Are Russian Military Exercises in the North Caucasus a Signal to Azerbaijan and Georgia?

Publication: Eurasia Daily Monitor Volume: 12 Issue: 67

(Source: NBC News)

Russian defense and interior ministry troops have each staged large-scale military exercises, one after another. Military drills take place across Russia practically year-round, but what was interesting about a recent series of exercises is that they were conducted in the mountainous regions of the North Caucasus. Russia’s borders with Georgia and Azerbaijan pass through the Caucasus Mountains, raising the question of whether these two countries are somehow linked to Russia’s future moves.

In mid-March, three-day command post exercises were held in Stavropol region and North Ossetia. Over 2,000 military communications specialists participated in the exercises, and about 500 pieces of special equipment were used (Kavkazsky Uzel, March 17; see EDM, March 24). Two weeks later, on March 31, the press service of the Southern Federal District announced that command post exercises were again being held in North Ossetia, this time with the participation of an anti-aircraft missile brigade based in Vladikavkaz. The exercises involved over 250 soldiers, over 50 pieces of military equipment and Su-25SM attack aircraft. The brigade’s management teams and unit designations were put in a state of high alert. The brigade then marched 150 kilometers to the area of Sernovodskoe in the Stavropol region, where they practiced skills necessary for combat operations (, March 31).

A day later, the Russian media announced that even larger Russian army exercises had taken place in South Ossetia, involving personnel from the Russian military base in South Ossetia, other Russian forces and South Ossetian armed groups. More than 800 Russian soldiers and about 200 pieces of military equipment were used (, April 1). They were supported in the exercises by the air defense forces of the Southern Military District, along with Russian forces based in Armenia that included Mi-24 helicopters, MiG-29 jets and air defense systems (RT, April 3).
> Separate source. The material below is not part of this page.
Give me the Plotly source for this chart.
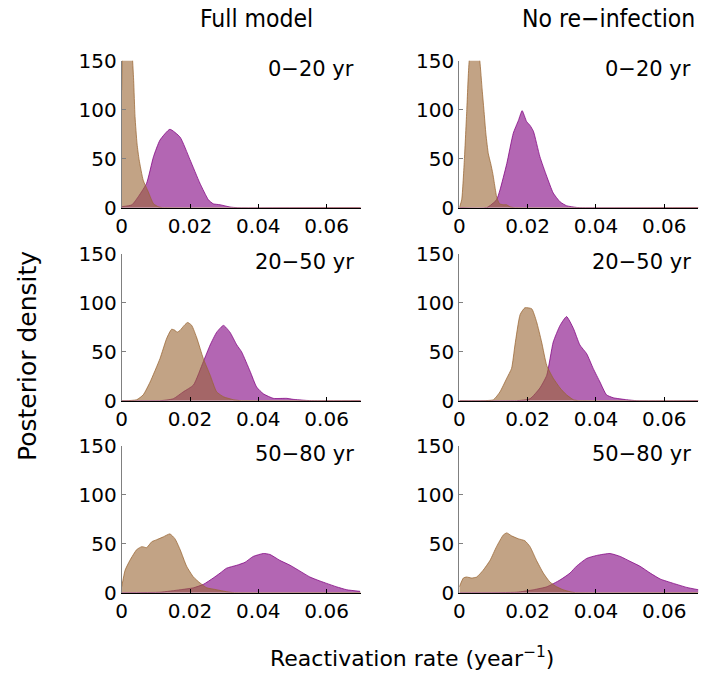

Earlier this week, military sources announced that military reconnaissance troops had also begun holding exercises. According to the sources, 250 soldiers from mechanized infantry units of the Southern Military District and the Black Sea Fleet launched exercises in North Ossetia’s Darial Gorge. The Southern Military District spans both the North Caucasian Federal Districts and the Southern Federal District (RIA Novosti, April 7). According to the press service of the Southern Military District, the units will operate behind the lines of a simulated enemy for two months. Under conditions close to actual combat, the military will practice rock climbing, crossing spaces through water and air, setting up observation outposts, reconnaissance ambushes, raids and other actions (Kavkazsky Uzel, April 7). The press service specifically mentioned that the military reconnaissance troops would learn how to seal off areas where illegal armed formations are located, destroy subversive groups, and locate weapons caches and ammunition in the highlands and forests. Also, Russian soldiers practiced operating as part of assault groups in urban areas to eliminate militant bases, rescue hostages, and capture buildings and infrastructure (, April 6).
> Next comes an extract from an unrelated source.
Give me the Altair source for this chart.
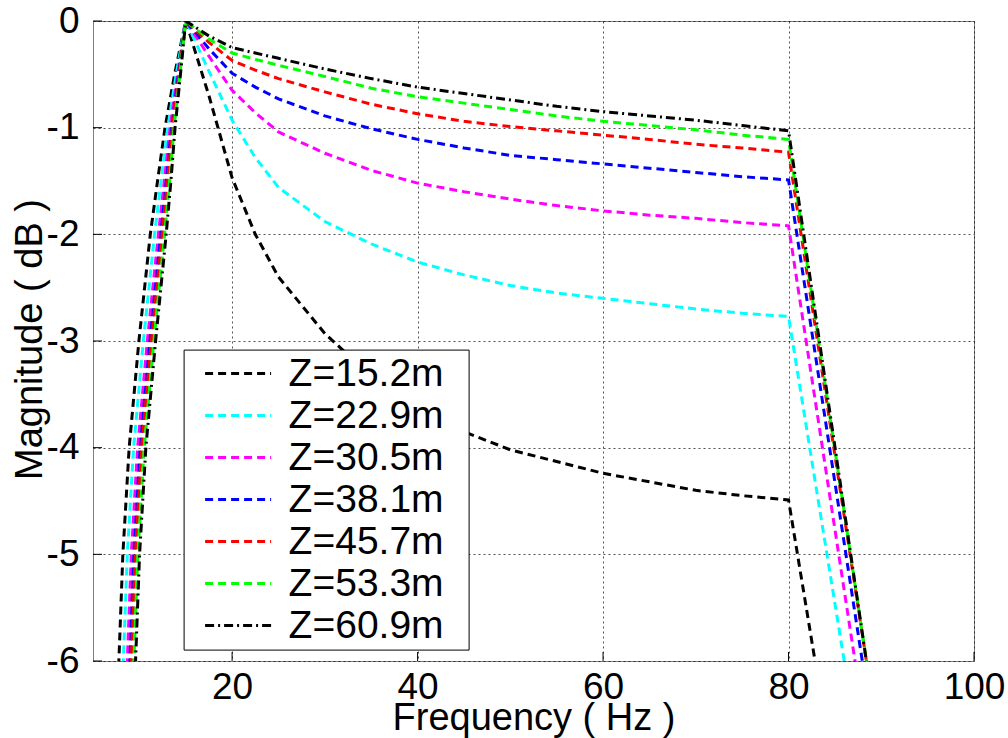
import altair as alt
import pandas as pd

# Seven depths, each drawn as a normalised magnitude response
SERIES = ["Z=15.2m", "Z=22.9m", "Z=30.5m", "Z=38.1m", "Z=45.7m", "Z=53.3m", "Z=60.9m"]
COLORS = ["#000000", "#00ffff", "#ff00ff", "#0000ff", "#ff0000", "#00ff00", "#000000"]
DASHES = [[8, 5], [8, 5], [8, 5], [8, 5], [8, 5], [8, 5], [9, 4, 2, 4]]

# Pass band: frequencies (Hz) and magnitudes (dB) per depth
PASS_FREQ = [15, 17.5, 20, 22.5, 25, 30, 35, 40, 45, 50, 55, 60, 65, 70, 75, 80]
PASS_DB = {
    "Z=15.2m": [0, -0.70, -1.47, -2.00, -2.40, -2.93, -3.33, -3.63, -3.85, -4.02, -4.13, -4.24, -4.32, -4.40, -4.45, -4.49],
    "Z=22.9m": [0, -0.47, -0.93, -1.28, -1.56, -1.88, -2.09, -2.26, -2.38, -2.48, -2.55, -2.60, -2.65, -2.70, -2.74, -2.77],
    "Z=30.5m": [0, -0.33, -0.65, -0.86, -1.04, -1.24, -1.40, -1.52, -1.60, -1.67, -1.73, -1.78, -1.82, -1.85, -1.89, -1.92],
    "Z=38.1m": [0, -0.26, -0.49, -0.62, -0.73, -0.89, -1.01, -1.11, -1.19, -1.26, -1.30, -1.34, -1.38, -1.42, -1.46, -1.49],
    "Z=45.7m": [0, -0.20, -0.37, -0.46, -0.54, -0.665, -0.78, -0.87, -0.94, -0.99, -1.03, -1.07, -1.11, -1.156, -1.19, -1.23],
    "Z=53.3m": [0, -0.17, -0.30, -0.36, -0.415, -0.52, -0.63, -0.71, -0.77, -0.83, -0.89, -0.94, -0.98, -1.02, -1.07, -1.11],
    "Z=60.9m": [0, -0.14, -0.25, -0.30, -0.35, -0.45, -0.54, -0.62, -0.68, -0.74, -0.80, -0.85, -0.89, -0.93, -0.98, -1.03],
}

# Low-frequency skirt: frequency (Hz) reached at each magnitude level (dB)
SKIRT_DB = [-8, -7, -6, -5, -4, -3, -2, -1.5, -1, -0.5]
SKIRT_FREQ = {
    "Z=15.2m": [7.15, 7.45, 7.79, 8.22, 8.90, 9.95, 11.18, 11.96, 12.77, 13.80],
    "Z=22.9m": [7.63, 7.93, 8.27, 8.70, 9.38, 10.43, 11.64, 12.34, 13.06, 13.97],
    "Z=30.5m": [8.06, 8.36, 8.70, 9.13, 9.81, 10.86, 12.05, 12.69, 13.32, 14.12],
    "Z=38.1m": [8.34, 8.64, 8.98, 9.41, 10.09, 11.14, 12.31, 12.91, 13.48, 14.22],
    "Z=45.7m": [8.49, 8.79, 9.13, 9.56, 10.24, 11.29, 12.46, 13.03, 13.57, 14.27],
    "Z=53.3m": [8.77, 9.07, 9.41, 9.84, 10.52, 11.57, 12.72, 13.26, 13.74, 14.37],
    "Z=60.9m": [8.95, 9.25, 9.59, 10.02, 10.70, 11.75, 12.89, 13.40, 13.85, 14.43],
}

# High-frequency cut: magnitude (dB) at 90 Hz per depth
EDGE_FREQ = 90
EDGE_DB = [-9.77, -8.15, -7.61, -7.16, -6.91, -6.93, -6.95]

X_TICKS = [20, 40, 60, 80, 100]
Y_TICKS = [-6, -5, -4, -3, -2, -1, 0]

FONT = "Liberation Sans"

rows = []
for i, name in enumerate(SERIES):
    for f, d in zip(SKIRT_FREQ[name], SKIRT_DB):
        rows.append((name, f, d))
    for f, d in zip(PASS_FREQ, PASS_DB[name]):
        rows.append((name, f, d))
    rows.append((name, EDGE_FREQ, EDGE_DB[i]))
df = pd.DataFrame(rows, columns=["series", "freq", "db"])

x_enc = alt.X(
    "freq:Q",
    scale=alt.Scale(domain=[5, 100], nice=False, zero=False),
    axis=alt.Axis(values=X_TICKS, title="Frequency ( Hz )", labelExpr="'' + datum.value",
                  labelPadding=8, labelFlush=False, titleY=38, titleBaseline="top"),
)
y_enc = alt.Y(
    "db:Q",
    scale=alt.Scale(domain=[-6, 0], nice=False, zero=False),
    axis=alt.Axis(values=Y_TICKS, title="Magnitude ( dB )", labelExpr="'' + datum.value",
                  labelPadding=14, labelFlush=False, titleX=-82, titleY=318,
                  titleBaseline="top", titleAngle=270, titleAlign="center"),
)

# label text keeps two no-break spaces (closed by a zero-width space) so the frame
# leaves some room to the right of the labels
legend = alt.Legend(
    title=None, orient="none", legendX=90.6, legendY=328.6,
    fillColor="white", strokeColor="#000000", padding=3,
    symbolType="stroke", symbolSize=4356, symbolStrokeWidth=3, symbolOffset=17,
    clipHeight=42, rowPadding=0,
    labelFontSize=39, labelFont=FONT, labelColor="#000000",
    labelOffset=16, labelLimit=400,
    labelExpr="datum.label + '\u00a0\u00a0\u200b'",
)

lines = alt.Chart(df).mark_line(clip=True, strokeWidth=3, strokeCap="butt").encode(
    x=x_enc,
    y=y_enc,
    color=alt.Color("series:N", scale=alt.Scale(domain=SERIES, range=COLORS), legend=legend),
    strokeDash=alt.StrokeDash("series:N", scale=alt.Scale(domain=SERIES, range=DASHES), legend=legend),
)

# inward tick marks along the bottom and left edges
x_ticks = alt.Chart(pd.DataFrame({"freq": X_TICKS})).mark_rule(color="#000000", strokeWidth=1).encode(
    x=x_enc, y=alt.value(640), y2=alt.value(631)
)
y_ticks = alt.Chart(pd.DataFrame({"db": Y_TICKS})).mark_rule(color="#000000", strokeWidth=1).encode(
    y=y_enc, x=alt.value(0), x2=alt.value(9)
)

chart = alt.layer(lines, x_ticks, y_ticks).properties(
    width=881, height=640,
    autosize=alt.AutoSizeParams(type="none"),
    padding={"left": 93, "top": 21, "right": 34, "bottom": 77},
    background="white",
).configure_view(
    stroke="#7f7f7f", strokeWidth=1
).configure_axis(
    labelFont=FONT, titleFont=FONT, labelFontSize=37, titleFontSize=38,
    labelColor="#000000", titleColor="#000000", titleFontWeight="normal",
    domain=False, ticks=False,
    grid=True, gridColor="#000000", gridDash=[2, 3], gridWidth=0.8, gridOpacity=0.85,
)

chart.save("out.html", embed_options={"renderer": "svg", "actions": False})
Since the exercises are taking place in the mountainous part of the Northern Caucasus and are focusing on the skills needed to conduct military operations in the mountains, Moscow appears to be signaling that it does not plan to stop with the annexation of South Ossetia and Abkhazia. Frequent media reports about Russian plans to construct new highways from Dagestan, Chechnya and Ingushetia to Georgia appear to be intentional leaks.

Units of the Southern Military District are not the only ones that have participated in the latest wave of military exercises: they also have included units from other military districts, such as the Central Military District. For example, Central Military District anti-aircraft units that are based in Bashkortostan intercepted cruise missiles fired by a simulated enemy using Buk-M2 anti-aircraft missiles. That exercise was conducted at the Kapustin Yar missile base in the Astrakhan region near the Black Sea (, April 7). The scale of the latest Russian military exercises have been quite large and unusual for southern Russia.

Strangely enough, military exercises were not held in Chechnya, Dagestan or in Kabardino-Balkaria, where they would have been appropriate given the tense situation in these republics over the past 16 years.

Why then has Russia been holding large-scale military exercises at a time when its economy is not in the best shape and its ground forces are heavily involved in eastern Ukraine? First of all, with Armenia having joined the Eurasian Union, Putin must show the real benefits of that union to a country that is separated from Russia by Georgia and Azerbaijan. These exercises also may be a means of signaling the government of Georgia that if it does not show flexibility on issues of interest to Russia, Moscow will press forward in a southerly direction. For example, Moscow has been seeking overland transit approval for its military forces through Georgia to Russian bases in Armenia, something the Georgian government has long denied because of the Russian occupation of Abkhazia and South Ossetia. Secondly, the population of Russia itself is primed to see the country as powerful, with an army that is strong and feared by everybody in the world, the way the Soviet army was feared. In Putin’s Russia, life is being recast along the lines of the Soviet past. Putin is threatening to attack Russia’s neighbors if Crimea is not forgiven and he does not have his way.